DATASET SECTION:
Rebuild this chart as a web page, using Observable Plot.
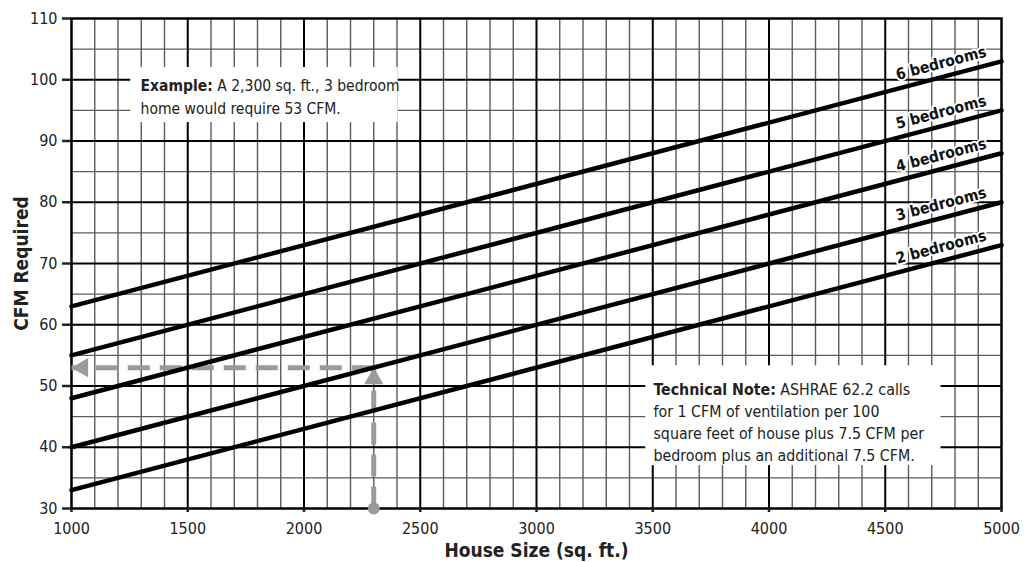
<!DOCTYPE html>
<html><head><meta charset="utf-8">
<script src="https://cdn.jsdelivr.net/npm/d3@7"></script>
<script src="https://cdn.jsdelivr.net/npm/@observablehq/plot@0.6"></script>
<style>
html,body{margin:0;padding:0;background:#fff;}
#chart svg{display:block;}
</style></head><body><div id="chart"></div>
<script>
// ---- data ----
const bedroomLabels = ["2 bedrooms","3 bedrooms","4 bedrooms","5 bedrooms","6 bedrooms"];
const houseSizes = [1000, 5000];
const cfmAtSmallest = [33, 40, 48, 55, 63];
const cfmAtLargest = [73, 80, 88, 95, 103];
const xTicks = [1000,1500,2000,2500,3000,3500,4000,4500,5000];
const yTicks = [30,40,50,60,70,80,90,100,110];
const exampleSize = 2300;
const exampleCfm = 53;
const labelSize = 4740;
const exampleLines = ["Example: A 2,300 sq. ft., 3 bedroom", "home would require 53 CFM."];
const noteLines = ["Technical Note: ASHRAE 62.2 calls","for 1 CFM of ventilation per 100","square feet of house plus 7.5 CFM per","bedroom plus an additional 7.5 CFM."];
const exampleBox = {x1: 1255, x2: 2405, y1: 93, y2: 102};
const noteBox = {x1: 3470, x2: 4740, y1: 37, y2: 53.3};

// ---- derived tables ----
const lines = bedroomLabels.flatMap((b, i) => [
  {bed: b, size: houseSizes[0], cfm: cfmAtSmallest[i]},
  {bed: b, size: houseSizes[1], cfm: cfmAtLargest[i]}
]);
const labels = bedroomLabels.map((b, i) => ({
  bed: b, size: labelSize,
  cfm: cfmAtSmallest[i] + (cfmAtLargest[i] - cfmAtSmallest[i]) * (labelSize - houseSizes[0]) / (houseSizes[1] - houseSizes[0])
}));
const minorX = d3.range(xTicks[0], xTicks[xTicks.length-1], 100).filter(d => d % 500 !== 0);
const majorX = xTicks.slice(1, -1);
const minorY = d3.range(35, 110, 10);
const majorY = yTicks.slice(1, -1);

const W = 1032, H = 562;
const mL = 71, mR = 31, mT = 18, mB = 54;
const slopePx = ((cfmAtLargest[0]-cfmAtSmallest[0]) / 80 * (H - mT - mB)) / (W - mL - mR);
const angle = -Math.atan(slopePx) * 180 / Math.PI;

const font = "'Liberation Sans Narrow','DejaVu Sans Condensed','Roboto Condensed','Arial Narrow',sans-serif";
const gray = "#9a9a9a";

const plot = Plot.plot({
  width: W, height: H,
  marginLeft: mL, marginRight: mR, marginTop: mT, marginBottom: mB,
  style: {fontFamily: font, fontSize: "15px", color: "#222", background: "#fff", overflow: "visible"},
  x: {domain: houseSizes},
  y: {domain: [30, 110]},
  marks: [
    Plot.ruleX(minorX, {stroke: "#5c5c5c", strokeWidth: 1.4}),
    Plot.ruleY(minorY, {stroke: "#5c5c5c", strokeWidth: 1.4}),
    Plot.ruleX(majorX, {stroke: "#000", strokeWidth: 2}),
    Plot.ruleY(majorY, {stroke: "#000", strokeWidth: 2}),
    Plot.rect([exampleBox, noteBox], {x1: "x1", x2: "x2", y1: "y1", y2: "y2", fill: "#fff"}),
    Plot.frame({stroke: "#000", strokeWidth: 2.5}),
    Plot.axisX({ticks: xTicks, tickSize: 4, tickPadding: 10, tickFormat: d => String(d), strokeWidth: 2.5, fontSize: 16,
      label: "House Size (sq. ft.)", labelAnchor: "center", labelArrow: "none", labelOffset: 48}),
    Plot.axisY({ticks: yTicks, tickSize: 9, tickPadding: 5, tickFormat: d => String(d), strokeWidth: 2.5, fontSize: 16,
      label: "CFM Required", labelAnchor: "center", labelArrow: "none", labelOffset: 57}),
    // example arrows
    Plot.line([{x: exampleSize, y: 30}, {x: exampleSize, y: exampleCfm}], {x: "x", y: "y", stroke: gray, strokeWidth: 5, strokeDasharray: "22,10", strokeLinecap: "butt"}),
    Plot.line([{x: exampleSize, y: exampleCfm}, {x: houseSizes[0], y: exampleCfm}], {x: "x", y: "y", stroke: gray, strokeWidth: 5, strokeDasharray: "22,10", strokeLinecap: "butt"}),
    Plot.dot([{x: exampleSize, y: 30}], {x: "x", y: "y", r: 6, fill: gray}),
    Plot.dot([{x: exampleSize, y: exampleCfm}], {x: "x", y: "y", symbol: "triangle", r: 7.2, fill: gray, dy: 11}),
    Plot.dot([{x: houseSizes[0], y: exampleCfm}], {x: "x", y: "y", symbol: "triangle", r: 7.2, fill: gray, rotate: -90, dx: 11}),
    // bedroom lines
    Plot.line(lines, {x: "size", y: "cfm", z: "bed", stroke: "#000", strokeWidth: 4.5, strokeLinecap: "round"}),
    Plot.text(labels, {x: "size", y: "cfm", text: "bed", rotate: angle, dy: -14, fontWeight: "bold", fontSize: 15.5,
      fill: "#111", stroke: "#fff", strokeWidth: 4, textAnchor: "middle"}),
    // notes
    Plot.text([exampleLines.join("\n")], {x: () => 1297, y: () => 100.7, text: d => d, textAnchor: "start", lineAnchor: "top",
      lineHeight: 1.45, fontSize: 15.5, fill: "#222"}),
    Plot.text([noteLines.join("\n")], {x: () => 3503, y: () => 51.1, text: d => d, textAnchor: "start", lineAnchor: "top",
      lineHeight: 1.4, fontSize: 15.8, fill: "#222"})
  ]
});

// bold lead-in words in the notes
d3.select(plot).selectAll("tspan").each(function() {
  const t = this.textContent;
  for (const lead of ["Example:", "Technical Note:"]) {
    if (t.startsWith(lead)) {
      this.textContent = "";
      d3.select(this).append("tspan").attr("font-weight", "bold").text(lead);
      d3.select(this).append("tspan").text(t.slice(lead.length));
    }
  }
});
// axis titles bold
d3.select(plot).selectAll("text").filter(function(){ return this.textContent === "House Size (sq. ft.)" || this.textContent === "CFM Required"; })
  .attr("font-weight", "bold").attr("font-size", 19).attr("fill", "#222");

document.getElementById("chart").appendChild(plot);
</script></body></html>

SHORT TASK:
Every line is to be duplicated exactly, though pictures stay out.

ANSWER:
Rebuild this chart as a web page, using Observable Plot.
<!DOCTYPE html>
<html><head><meta charset="utf-8">
<script src="https://cdn.jsdelivr.net/npm/d3@7"></script>
<script src="https://cdn.jsdelivr.net/npm/@observablehq/plot@0.6"></script>
<style>
html,body{margin:0;padding:0;background:#fff;}
#chart svg{display:block;}
</style></head><body><div id="chart"></div>
<script>
// ---- data ----
const bedroomLabels = ["2 bedrooms","3 bedrooms","4 bedrooms","5 bedrooms","6 bedrooms"];
const houseSizes = [1000, 5000];
const cfmAtSmallest = [33, 40, 48, 55, 63];
const cfmAtLargest = [73, 80, 88, 95, 103];
const xTicks = [1000,1500,2000,2500,3000,3500,4000,4500,5000];
const yTicks = [30,40,50,60,70,80,90,100,110];
const exampleSize = 2300;
const exampleCfm = 53;
const labelSize = 4740;
const exampleLines = ["Example: A 2,300 sq. ft., 3 bedroom", "home would require 53 CFM."];
const noteLines = ["Technical Note: ASHRAE 62.2 calls","for 1 CFM of ventilation per 100","square feet of house plus 7.5 CFM per","bedroom plus an additional 7.5 CFM."];
const exampleBox = {x1: 1255, x2: 2405, y1: 93, y2: 102};
const noteBox = {x1: 3470, x2: 4740, y1: 37, y2: 53.3};

// ---- derived tables ----
const lines = bedroomLabels.flatMap((b, i) => [
  {bed: b, size: houseSizes[0], cfm: cfmAtSmallest[i]},
  {bed: b, size: houseSizes[1], cfm: cfmAtLargest[i]}
]);
const labels = bedroomLabels.map((b, i) => ({
  bed: b, size: labelSize,
  cfm: cfmAtSmallest[i] + (cfmAtLargest[i] - cfmAtSmallest[i]) * (labelSize - houseSizes[0]) / (houseSizes[1] - houseSizes[0])
}));
const minorX = d3.range(xTicks[0], xTicks[xTicks.length-1], 100).filter(d => d % 500 !== 0);
const majorX = xTicks.slice(1, -1);
const minorY = d3.range(35, 110, 10);
const majorY = yTicks.slice(1, -1);

const W = 1032, H = 562;
const mL = 71, mR = 31, mT = 18, mB = 54;
const slopePx = ((cfmAtLargest[0]-cfmAtSmallest[0]) / 80 * (H - mT - mB)) / (W - mL - mR);
const angle = -Math.atan(slopePx) * 180 / Math.PI;

const font = "'Liberation Sans Narrow','DejaVu Sans Condensed','Roboto Condensed','Arial Narrow',sans-serif";
const gray = "#9a9a9a";

const plot = Plot.plot({
  width: W, height: H,
  marginLeft: mL, marginRight: mR, marginTop: mT, marginBottom: mB,
  style: {fontFamily: font, fontSize: "15px", color: "#222", background: "#fff", overflow: "visible"},
  x: {domain: houseSizes},
  y: {domain: [30, 110]},
  marks: [
    Plot.ruleX(minorX, {stroke: "#5c5c5c", strokeWidth: 1.4}),
    Plot.ruleY(minorY, {stroke: "#5c5c5c", strokeWidth: 1.4}),
    Plot.ruleX(majorX, {stroke: "#000", strokeWidth: 2}),
    Plot.ruleY(majorY, {stroke: "#000", strokeWidth: 2}),
    Plot.rect([exampleBox, noteBox], {x1: "x1", x2: "x2", y1: "y1", y2: "y2", fill: "#fff"}),
    Plot.frame({stroke: "#000", strokeWidth: 2.5}),
    Plot.axisX({ticks: xTicks, tickSize: 4, tickPadding: 10, tickFormat: d => String(d), strokeWidth: 2.5, fontSize: 16,
      label: "House Size (sq. ft.)", labelAnchor: "center", labelArrow: "none", labelOffset: 48}),
    Plot.axisY({ticks: yTicks, tickSize: 9, tickPadding: 5, tickFormat: d => String(d), strokeWidth: 2.5, fontSize: 16,
      label: "CFM Required", labelAnchor: "center", labelArrow: "none", labelOffset: 57}),
    // example arrows
    Plot.line([{x: exampleSize, y: 30}, {x: exampleSize, y: exampleCfm}], {x: "x", y: "y", stroke: gray, strokeWidth: 5, strokeDasharray: "22,10", strokeLinecap: "butt"}),
    Plot.line([{x: exampleSize, y: exampleCfm}, {x: houseSizes[0], y: exampleCfm}], {x: "x", y: "y", stroke: gray, strokeWidth: 5, strokeDasharray: "22,10", strokeLinecap: "butt"}),
    Plot.dot([{x: exampleSize, y: 30}], {x: "x", y: "y", r: 6, fill: gray}),
    Plot.dot([{x: exampleSize, y: exampleCfm}], {x: "x", y: "y", symbol: "triangle", r: 7.2, fill: gray, dy: 11}),
    Plot.dot([{x: houseSizes[0], y: exampleCfm}], {x: "x", y: "y", symbol: "triangle", r: 7.2, fill: gray, rotate: -90, dx: 11}),
    // bedroom lines
    Plot.line(lines, {x: "size", y: "cfm", z: "bed", stroke: "#000", strokeWidth: 4.5, strokeLinecap: "round"}),
    Plot.text(labels, {x: "size", y: "cfm", text: "bed", rotate: angle, dy: -14, fontWeight: "bold", fontSize: 15.5,
      fill: "#111", stroke: "#fff", strokeWidth: 4, textAnchor: "middle"}),
    // notes
    Plot.text([exampleLines.join("\n")], {x: () => 1297, y: () => 100.7, text: d => d, textAnchor: "start", lineAnchor: "top",
      lineHeight: 1.45, fontSize: 15.5, fill: "#222"}),
    Plot.text([noteLines.join("\n")], {x: () => 3503, y: () => 51.1, text: d => d, textAnchor: "start", lineAnchor: "top",
      lineHeight: 1.4, fontSize: 15.8, fill: "#222"})
  ]
});

// bold lead-in words in the notes
d3.select(plot).selectAll("tspan").each(function() {
  const t = this.textContent;
  for (const lead of ["Example:", "Technical Note:"]) {
    if (t.startsWith(lead)) {
      this.textContent = "";
      d3.select(this).append("tspan").attr("font-weight", "bold").text(lead);
      d3.select(this).append("tspan").text(t.slice(lead.length));
    }
  }
});
// axis titles bold
d3.select(plot).selectAll("text").filter(function(){ return this.textContent === "House Size (sq. ft.)" || this.textContent === "CFM Required"; })
  .attr("font-weight", "bold").attr("font-size", 19).attr("fill", "#222");

document.getElementById("chart").appendChild(plot);
</script></body></html>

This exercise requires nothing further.